Using video-textiles, textiles and objects made of recycled aluminium and ceramics, Corporeal Red proposes a critical approach to the landscape of ruin and its social ecologies which it attempts to frame both in the regional context of eastern Europe and in a transnational context of the capitalist system. Proposing to bring into the sphere of visibility not only the ruin but also the precariousness of local geographies, Corporeal Red questions the history of the formation of hierarchical relations of the global political economy and how they influence the choice and establishment of areas of exploitation, production and settlement. In the wake of this universalising logic of commodification, land becomes the main resource for the accumulation of profit. But since it is the essential infrastructure of life, its economic conditioning and deprivation of agency also extend to the human and non-human sociologies that inhabit it and with which it is in a co-dependent relationship.
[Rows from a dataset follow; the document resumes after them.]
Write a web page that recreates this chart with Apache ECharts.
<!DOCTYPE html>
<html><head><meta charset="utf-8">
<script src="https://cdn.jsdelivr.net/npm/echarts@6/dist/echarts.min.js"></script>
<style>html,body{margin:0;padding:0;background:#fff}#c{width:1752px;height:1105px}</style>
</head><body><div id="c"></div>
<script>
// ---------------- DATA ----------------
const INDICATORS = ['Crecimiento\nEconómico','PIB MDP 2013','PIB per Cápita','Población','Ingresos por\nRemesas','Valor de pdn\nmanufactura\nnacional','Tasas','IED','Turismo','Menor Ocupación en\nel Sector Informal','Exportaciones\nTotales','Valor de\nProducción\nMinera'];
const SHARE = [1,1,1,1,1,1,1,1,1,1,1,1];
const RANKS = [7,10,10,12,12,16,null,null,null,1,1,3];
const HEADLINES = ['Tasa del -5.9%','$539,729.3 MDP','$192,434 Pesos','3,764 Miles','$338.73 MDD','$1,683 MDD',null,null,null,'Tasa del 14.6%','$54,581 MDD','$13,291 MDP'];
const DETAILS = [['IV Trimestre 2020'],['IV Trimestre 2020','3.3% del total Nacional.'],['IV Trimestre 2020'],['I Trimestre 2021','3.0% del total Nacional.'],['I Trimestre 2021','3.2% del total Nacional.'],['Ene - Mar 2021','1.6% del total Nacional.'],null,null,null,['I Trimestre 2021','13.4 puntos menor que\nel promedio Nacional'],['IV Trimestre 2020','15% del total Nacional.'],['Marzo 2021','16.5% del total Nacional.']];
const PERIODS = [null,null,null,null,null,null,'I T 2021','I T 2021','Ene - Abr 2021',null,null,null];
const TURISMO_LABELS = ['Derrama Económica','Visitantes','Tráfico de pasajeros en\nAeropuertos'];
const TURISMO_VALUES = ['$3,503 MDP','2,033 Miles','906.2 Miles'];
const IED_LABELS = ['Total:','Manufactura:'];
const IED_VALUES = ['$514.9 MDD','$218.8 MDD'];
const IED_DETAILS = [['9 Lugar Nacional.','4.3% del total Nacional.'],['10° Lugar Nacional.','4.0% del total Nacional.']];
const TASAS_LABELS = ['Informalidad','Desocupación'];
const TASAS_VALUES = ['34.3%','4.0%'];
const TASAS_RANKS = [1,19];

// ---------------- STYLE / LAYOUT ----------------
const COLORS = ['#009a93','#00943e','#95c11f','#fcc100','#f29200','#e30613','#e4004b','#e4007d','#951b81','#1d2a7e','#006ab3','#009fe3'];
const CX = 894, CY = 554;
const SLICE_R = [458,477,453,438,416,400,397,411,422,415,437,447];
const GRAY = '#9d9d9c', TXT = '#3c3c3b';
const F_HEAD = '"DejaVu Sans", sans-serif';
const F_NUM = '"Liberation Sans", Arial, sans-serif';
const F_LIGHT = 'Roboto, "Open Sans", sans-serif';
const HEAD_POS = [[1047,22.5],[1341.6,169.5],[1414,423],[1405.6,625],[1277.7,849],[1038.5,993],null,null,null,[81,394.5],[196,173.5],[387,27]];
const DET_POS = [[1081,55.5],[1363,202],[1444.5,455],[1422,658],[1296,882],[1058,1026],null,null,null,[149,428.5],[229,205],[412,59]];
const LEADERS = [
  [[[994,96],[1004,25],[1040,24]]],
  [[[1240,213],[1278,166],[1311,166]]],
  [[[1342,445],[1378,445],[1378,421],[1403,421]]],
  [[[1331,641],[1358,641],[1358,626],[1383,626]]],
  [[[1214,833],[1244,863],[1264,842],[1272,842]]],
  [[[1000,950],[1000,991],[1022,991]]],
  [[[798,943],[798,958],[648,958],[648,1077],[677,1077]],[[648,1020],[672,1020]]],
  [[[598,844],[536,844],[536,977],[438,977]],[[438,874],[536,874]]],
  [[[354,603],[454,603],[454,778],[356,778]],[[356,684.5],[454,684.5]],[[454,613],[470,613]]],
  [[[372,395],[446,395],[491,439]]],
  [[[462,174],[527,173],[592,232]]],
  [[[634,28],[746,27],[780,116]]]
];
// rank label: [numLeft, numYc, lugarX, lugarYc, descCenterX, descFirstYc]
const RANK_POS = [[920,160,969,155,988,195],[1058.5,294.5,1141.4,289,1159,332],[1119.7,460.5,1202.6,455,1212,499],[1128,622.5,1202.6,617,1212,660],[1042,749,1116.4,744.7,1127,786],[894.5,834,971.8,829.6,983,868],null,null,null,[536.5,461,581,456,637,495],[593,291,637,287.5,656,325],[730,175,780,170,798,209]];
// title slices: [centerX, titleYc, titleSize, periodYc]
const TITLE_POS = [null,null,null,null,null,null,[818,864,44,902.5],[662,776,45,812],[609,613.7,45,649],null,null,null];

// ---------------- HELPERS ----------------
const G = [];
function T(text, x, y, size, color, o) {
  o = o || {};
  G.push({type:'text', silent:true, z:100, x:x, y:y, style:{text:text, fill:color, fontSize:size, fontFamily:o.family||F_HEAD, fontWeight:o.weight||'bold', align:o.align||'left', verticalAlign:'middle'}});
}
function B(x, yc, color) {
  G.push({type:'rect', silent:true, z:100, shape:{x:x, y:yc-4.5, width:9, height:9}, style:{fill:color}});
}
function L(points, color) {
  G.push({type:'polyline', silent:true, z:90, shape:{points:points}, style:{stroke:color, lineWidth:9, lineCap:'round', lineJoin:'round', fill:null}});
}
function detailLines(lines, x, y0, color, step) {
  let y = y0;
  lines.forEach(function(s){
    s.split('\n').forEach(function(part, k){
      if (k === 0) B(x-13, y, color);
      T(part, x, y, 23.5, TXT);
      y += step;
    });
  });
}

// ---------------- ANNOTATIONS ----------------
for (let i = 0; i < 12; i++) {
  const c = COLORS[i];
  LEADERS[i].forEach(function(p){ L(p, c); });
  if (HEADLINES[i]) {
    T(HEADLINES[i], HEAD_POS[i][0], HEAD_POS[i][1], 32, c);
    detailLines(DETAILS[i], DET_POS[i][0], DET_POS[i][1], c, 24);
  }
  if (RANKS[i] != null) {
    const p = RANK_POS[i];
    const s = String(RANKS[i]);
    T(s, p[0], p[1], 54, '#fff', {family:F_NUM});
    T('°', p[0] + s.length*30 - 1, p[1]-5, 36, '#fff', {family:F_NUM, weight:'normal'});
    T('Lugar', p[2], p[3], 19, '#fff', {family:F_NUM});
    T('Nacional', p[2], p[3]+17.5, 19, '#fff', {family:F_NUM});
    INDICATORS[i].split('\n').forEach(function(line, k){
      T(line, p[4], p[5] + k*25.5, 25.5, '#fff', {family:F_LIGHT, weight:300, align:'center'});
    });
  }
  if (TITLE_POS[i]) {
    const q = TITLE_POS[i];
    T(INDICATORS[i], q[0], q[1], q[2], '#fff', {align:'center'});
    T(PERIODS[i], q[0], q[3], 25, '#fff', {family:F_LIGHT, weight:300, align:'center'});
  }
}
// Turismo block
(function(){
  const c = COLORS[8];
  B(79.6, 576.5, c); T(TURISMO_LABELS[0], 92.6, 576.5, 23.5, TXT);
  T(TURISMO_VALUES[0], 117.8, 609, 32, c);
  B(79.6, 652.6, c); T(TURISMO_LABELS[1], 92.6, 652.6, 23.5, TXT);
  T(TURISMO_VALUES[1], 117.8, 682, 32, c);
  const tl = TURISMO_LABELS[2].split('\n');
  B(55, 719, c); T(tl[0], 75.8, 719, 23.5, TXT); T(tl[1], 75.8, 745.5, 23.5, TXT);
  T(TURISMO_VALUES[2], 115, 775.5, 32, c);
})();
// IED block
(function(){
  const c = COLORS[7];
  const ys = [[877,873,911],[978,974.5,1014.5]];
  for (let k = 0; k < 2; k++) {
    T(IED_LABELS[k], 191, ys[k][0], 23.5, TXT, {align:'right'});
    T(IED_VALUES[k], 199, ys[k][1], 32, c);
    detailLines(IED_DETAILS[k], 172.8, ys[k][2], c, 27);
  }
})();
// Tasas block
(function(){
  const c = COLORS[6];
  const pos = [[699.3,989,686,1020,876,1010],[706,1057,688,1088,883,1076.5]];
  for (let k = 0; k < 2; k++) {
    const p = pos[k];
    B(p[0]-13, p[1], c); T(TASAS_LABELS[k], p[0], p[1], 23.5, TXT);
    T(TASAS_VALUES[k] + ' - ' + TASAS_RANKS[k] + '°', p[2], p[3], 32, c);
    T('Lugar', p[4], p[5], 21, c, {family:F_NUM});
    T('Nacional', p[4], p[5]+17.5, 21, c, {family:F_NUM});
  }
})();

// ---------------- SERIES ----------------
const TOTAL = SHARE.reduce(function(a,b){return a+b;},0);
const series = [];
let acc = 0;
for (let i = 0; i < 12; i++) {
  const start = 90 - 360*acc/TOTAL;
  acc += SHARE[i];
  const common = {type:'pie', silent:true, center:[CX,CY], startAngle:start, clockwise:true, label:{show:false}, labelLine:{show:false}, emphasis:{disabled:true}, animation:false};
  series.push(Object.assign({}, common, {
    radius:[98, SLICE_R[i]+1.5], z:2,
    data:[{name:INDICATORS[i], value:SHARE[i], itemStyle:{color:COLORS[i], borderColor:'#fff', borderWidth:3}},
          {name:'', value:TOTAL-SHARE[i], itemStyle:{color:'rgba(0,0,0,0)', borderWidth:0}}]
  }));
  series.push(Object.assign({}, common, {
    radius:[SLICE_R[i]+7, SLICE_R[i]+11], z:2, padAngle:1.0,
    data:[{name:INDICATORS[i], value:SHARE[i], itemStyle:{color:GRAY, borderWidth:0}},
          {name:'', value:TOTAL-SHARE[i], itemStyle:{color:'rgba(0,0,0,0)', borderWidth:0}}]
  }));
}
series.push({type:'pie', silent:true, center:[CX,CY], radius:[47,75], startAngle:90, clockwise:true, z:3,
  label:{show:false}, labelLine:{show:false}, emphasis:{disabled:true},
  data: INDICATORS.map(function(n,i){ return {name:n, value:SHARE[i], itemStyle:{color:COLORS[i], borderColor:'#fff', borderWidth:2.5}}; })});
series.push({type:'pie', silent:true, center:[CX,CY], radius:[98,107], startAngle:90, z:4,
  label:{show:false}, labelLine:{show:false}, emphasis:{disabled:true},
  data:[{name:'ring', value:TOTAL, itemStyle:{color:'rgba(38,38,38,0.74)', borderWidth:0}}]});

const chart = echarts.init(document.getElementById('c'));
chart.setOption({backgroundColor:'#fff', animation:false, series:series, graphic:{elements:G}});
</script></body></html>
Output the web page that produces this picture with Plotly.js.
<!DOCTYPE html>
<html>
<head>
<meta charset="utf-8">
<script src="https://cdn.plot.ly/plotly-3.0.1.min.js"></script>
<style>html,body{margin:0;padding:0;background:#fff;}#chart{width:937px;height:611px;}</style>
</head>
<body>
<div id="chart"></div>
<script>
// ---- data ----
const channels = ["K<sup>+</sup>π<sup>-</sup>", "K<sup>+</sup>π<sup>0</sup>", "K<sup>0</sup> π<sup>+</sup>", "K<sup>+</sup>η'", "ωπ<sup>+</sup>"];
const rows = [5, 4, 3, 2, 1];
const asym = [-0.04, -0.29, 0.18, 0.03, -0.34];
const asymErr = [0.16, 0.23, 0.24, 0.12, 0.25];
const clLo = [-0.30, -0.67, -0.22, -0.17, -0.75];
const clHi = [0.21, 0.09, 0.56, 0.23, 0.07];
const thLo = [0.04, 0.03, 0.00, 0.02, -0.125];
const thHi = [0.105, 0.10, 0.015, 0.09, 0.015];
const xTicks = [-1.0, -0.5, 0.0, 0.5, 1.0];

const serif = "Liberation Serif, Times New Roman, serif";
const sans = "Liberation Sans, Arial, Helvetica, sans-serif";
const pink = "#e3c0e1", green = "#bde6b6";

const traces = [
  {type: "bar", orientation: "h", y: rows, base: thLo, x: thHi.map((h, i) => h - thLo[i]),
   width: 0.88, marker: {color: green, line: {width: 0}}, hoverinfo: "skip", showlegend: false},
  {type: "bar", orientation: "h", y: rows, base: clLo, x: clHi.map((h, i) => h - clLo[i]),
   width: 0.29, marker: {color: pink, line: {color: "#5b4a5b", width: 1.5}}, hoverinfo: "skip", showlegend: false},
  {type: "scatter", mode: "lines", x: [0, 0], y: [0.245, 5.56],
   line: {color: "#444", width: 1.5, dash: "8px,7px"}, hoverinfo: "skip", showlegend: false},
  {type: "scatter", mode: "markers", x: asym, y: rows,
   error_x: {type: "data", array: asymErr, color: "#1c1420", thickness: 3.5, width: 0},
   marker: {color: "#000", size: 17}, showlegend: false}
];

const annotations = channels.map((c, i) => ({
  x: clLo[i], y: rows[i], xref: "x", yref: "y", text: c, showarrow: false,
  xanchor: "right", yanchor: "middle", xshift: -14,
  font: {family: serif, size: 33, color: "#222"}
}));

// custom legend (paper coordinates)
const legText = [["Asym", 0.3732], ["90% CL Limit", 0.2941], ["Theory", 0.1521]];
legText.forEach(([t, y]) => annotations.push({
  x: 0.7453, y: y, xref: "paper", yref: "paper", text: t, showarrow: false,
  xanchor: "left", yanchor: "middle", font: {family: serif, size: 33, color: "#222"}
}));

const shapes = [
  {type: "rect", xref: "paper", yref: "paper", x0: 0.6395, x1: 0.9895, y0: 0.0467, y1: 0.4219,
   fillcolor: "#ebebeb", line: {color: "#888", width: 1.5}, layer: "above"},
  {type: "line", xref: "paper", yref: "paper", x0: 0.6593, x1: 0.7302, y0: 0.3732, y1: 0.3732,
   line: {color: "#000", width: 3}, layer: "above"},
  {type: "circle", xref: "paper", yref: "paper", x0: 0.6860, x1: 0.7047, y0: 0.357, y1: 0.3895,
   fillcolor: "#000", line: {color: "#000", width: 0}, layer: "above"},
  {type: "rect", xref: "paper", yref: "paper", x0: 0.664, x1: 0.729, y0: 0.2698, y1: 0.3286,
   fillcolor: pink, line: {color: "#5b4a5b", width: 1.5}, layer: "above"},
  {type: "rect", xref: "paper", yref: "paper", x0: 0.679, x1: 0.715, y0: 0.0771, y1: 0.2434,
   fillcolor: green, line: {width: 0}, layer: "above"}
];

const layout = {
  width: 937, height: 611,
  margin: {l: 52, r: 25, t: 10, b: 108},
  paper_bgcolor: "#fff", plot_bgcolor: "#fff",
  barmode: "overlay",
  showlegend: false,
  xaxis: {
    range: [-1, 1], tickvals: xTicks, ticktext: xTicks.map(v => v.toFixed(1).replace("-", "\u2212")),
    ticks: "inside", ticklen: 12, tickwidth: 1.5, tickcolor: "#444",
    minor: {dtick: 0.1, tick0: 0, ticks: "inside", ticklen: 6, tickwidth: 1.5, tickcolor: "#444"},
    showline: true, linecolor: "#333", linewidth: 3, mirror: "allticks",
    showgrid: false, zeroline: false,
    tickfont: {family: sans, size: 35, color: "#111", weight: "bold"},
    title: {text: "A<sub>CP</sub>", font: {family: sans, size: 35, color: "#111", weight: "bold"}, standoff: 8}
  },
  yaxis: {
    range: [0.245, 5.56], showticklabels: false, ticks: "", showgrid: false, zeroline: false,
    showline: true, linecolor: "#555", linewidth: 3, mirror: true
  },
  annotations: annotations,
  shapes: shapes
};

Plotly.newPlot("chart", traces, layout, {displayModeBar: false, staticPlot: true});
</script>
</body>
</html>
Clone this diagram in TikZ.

Corporeal Red seeks to encompass an understanding of the land beyond the industrial framework that the extractive context refers to and to shift the discussion towards agro-ecologies that are affected by the red slurry continue to develop in proximity to such scenarios. What kind of plants survive around toxic waste? How do they respond to alkaline chemical contamination? What about the soil itself? How do the viscera of a local soil respond to the refining waste of an ore from another continent? And more importantly, how do they respond? The project is also part of the artist's wider eco-feminist and decolonial research into the connection between the land, corporeality and the labour of social reproduction and how these intersect.
Fractured Locus
2021
Concrete
Location: Garrison Command
Fractured Locus proposes a recontextualization of feminist philosopher Maria Lugones' eponymous concept within the framework of so-called illegal global migration. Formulated as an epistemological tool to describe the oppression-resistance dynamics that colonial difference activates, Fractured Locus foregrounds the complex interplay between capital, race and gender against the backdrop of a naturalisation process. Fractured Locus depicts Romania's border with Serbia and Hungary, part of the Western Balkan Route, which migrants from Afghanistan, Syria, Iraq and other conflict zones transit on their way to Western Europe. Attempting to disrupt both the legacy of the colonial imagination and current struggles for territorial occupation through military occupation, Fractured Locus interrogates the migrants' prescribed illegal status and dominant understanding of the border as one of the most important coordinates on which both nationalism and an essentialist definition of identity are built.
Bio
Anca Bucur is a visual artist and writer. She completed her studies in 2018 at the University of Bucharest, with a background in literature and cultural studies. Her artistic practice is based on research and encompasses different registers and media, including objects, video essays, poetry and performance. Lately, she has focused on investigating the socio-economic materiality of the land and the body in relation to local spaces and histories. She is interested in the epistemological and political potential of artwork. Anca Bucur is the author of several texts published in collective volumes and editor at frACTalia publishing house, where she curates the Compost collection. She works and lives in Bucharest.